==== Recorded information ====

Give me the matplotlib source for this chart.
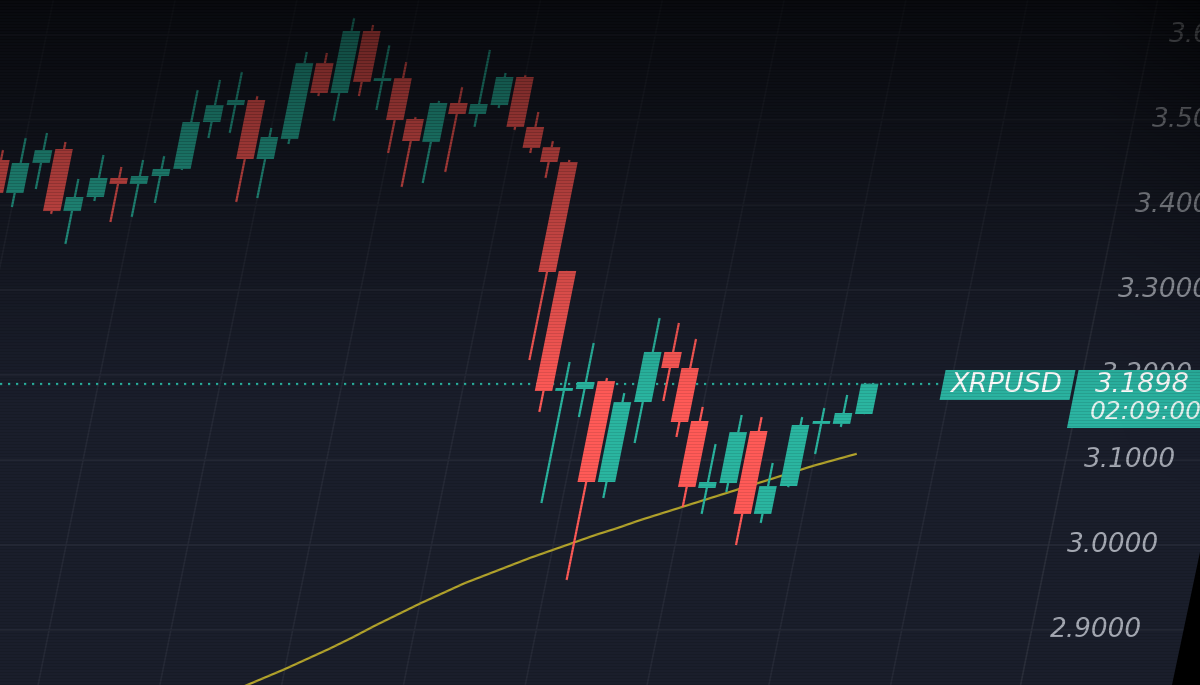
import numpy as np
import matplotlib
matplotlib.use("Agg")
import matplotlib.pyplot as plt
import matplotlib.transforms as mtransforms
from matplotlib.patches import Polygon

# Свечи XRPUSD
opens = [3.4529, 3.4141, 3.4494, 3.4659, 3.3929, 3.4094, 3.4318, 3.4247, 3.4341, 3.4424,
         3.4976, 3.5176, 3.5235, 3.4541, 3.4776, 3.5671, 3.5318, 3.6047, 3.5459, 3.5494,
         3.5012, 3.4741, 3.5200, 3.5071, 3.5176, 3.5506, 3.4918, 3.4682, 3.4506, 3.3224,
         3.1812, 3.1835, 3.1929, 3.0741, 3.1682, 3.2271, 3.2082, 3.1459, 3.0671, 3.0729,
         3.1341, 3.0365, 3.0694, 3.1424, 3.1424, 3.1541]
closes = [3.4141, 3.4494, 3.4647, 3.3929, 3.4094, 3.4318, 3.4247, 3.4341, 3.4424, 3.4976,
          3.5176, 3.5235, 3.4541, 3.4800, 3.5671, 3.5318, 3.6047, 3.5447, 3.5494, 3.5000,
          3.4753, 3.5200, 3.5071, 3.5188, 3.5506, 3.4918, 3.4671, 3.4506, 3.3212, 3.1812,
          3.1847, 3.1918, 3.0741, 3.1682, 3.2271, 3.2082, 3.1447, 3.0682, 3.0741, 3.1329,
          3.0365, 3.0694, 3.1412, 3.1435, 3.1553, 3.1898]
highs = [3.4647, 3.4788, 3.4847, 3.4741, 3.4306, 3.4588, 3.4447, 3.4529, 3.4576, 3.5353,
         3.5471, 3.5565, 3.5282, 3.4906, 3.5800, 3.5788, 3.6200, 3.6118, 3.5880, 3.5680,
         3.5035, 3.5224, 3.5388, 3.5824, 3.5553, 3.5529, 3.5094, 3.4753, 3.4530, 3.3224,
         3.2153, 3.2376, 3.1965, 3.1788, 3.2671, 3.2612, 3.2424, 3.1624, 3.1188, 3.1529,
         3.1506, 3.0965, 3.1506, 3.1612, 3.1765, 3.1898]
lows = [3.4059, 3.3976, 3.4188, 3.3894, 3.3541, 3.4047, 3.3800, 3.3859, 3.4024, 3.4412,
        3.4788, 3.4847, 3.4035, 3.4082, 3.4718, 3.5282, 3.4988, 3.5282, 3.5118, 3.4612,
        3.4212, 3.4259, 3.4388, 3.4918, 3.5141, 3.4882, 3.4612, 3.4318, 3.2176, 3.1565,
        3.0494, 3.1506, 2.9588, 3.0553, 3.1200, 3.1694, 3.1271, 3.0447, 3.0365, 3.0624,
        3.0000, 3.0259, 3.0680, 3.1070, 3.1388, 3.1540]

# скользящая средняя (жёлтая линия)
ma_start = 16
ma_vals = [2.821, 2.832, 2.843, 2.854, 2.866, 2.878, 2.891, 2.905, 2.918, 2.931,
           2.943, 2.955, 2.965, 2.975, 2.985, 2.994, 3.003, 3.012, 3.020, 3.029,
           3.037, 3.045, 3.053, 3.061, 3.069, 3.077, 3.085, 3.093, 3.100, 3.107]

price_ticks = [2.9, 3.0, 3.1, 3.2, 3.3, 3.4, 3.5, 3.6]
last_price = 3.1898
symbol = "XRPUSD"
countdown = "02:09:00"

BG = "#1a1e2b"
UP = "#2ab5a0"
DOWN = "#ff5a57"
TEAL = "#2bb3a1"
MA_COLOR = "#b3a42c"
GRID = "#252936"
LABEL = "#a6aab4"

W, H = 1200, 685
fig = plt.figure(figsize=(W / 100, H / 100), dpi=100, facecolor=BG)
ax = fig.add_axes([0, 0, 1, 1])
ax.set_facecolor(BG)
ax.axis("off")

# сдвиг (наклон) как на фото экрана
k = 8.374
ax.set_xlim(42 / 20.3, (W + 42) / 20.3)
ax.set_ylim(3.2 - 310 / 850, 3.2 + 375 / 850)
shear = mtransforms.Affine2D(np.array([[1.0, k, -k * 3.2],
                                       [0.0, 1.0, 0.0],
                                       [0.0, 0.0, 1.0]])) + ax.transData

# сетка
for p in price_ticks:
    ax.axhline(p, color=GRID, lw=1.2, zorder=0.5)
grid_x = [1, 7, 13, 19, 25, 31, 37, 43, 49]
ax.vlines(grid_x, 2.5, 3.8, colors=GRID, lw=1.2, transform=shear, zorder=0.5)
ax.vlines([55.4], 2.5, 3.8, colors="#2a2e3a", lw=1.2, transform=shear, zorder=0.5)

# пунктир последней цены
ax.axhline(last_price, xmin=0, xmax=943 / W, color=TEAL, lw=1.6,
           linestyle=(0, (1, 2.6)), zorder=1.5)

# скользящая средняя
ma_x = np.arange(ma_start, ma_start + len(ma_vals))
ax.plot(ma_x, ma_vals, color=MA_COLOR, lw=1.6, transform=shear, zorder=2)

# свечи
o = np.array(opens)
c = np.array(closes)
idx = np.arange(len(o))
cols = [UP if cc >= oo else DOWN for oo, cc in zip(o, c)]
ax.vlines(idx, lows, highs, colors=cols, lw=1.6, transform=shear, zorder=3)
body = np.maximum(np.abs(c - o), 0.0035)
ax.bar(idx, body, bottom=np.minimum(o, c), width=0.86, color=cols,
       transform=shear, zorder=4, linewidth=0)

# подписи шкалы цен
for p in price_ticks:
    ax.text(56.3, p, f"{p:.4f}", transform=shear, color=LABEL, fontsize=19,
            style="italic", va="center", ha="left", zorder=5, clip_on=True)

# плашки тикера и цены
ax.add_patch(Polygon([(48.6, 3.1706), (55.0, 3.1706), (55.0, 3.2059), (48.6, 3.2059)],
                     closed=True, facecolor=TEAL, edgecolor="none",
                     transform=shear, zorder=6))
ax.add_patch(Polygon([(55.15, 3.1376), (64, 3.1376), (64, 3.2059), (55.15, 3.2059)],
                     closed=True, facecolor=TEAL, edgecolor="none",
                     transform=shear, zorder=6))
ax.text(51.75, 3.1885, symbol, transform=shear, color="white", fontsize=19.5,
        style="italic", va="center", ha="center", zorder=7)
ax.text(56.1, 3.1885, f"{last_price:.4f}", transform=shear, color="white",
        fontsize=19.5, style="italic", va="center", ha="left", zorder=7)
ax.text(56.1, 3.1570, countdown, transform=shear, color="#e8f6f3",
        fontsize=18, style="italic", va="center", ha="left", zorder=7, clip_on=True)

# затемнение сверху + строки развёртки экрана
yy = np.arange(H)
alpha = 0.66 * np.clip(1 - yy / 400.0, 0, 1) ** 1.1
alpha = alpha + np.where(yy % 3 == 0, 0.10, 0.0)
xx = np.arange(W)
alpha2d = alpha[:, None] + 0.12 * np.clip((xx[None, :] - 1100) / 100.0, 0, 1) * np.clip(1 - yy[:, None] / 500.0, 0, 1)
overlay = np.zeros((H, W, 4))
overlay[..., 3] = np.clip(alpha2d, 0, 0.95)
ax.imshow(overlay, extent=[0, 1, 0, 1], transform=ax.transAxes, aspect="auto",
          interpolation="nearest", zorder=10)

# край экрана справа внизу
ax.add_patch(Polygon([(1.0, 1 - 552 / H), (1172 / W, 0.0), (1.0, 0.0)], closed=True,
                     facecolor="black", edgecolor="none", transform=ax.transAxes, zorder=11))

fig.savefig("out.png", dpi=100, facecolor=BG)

====

_Written task_.
Emit the lines of the material exactly, from its first line to the line containing "from matplotlib.patches import Polygon", inclusive; leave every picture out.

_Output of the task_.
Give me the matplotlib source for this chart.
import numpy as np
import matplotlib
matplotlib.use("Agg")
import matplotlib.pyplot as plt
import matplotlib.transforms as mtransforms
from matplotlib.patches import Polygon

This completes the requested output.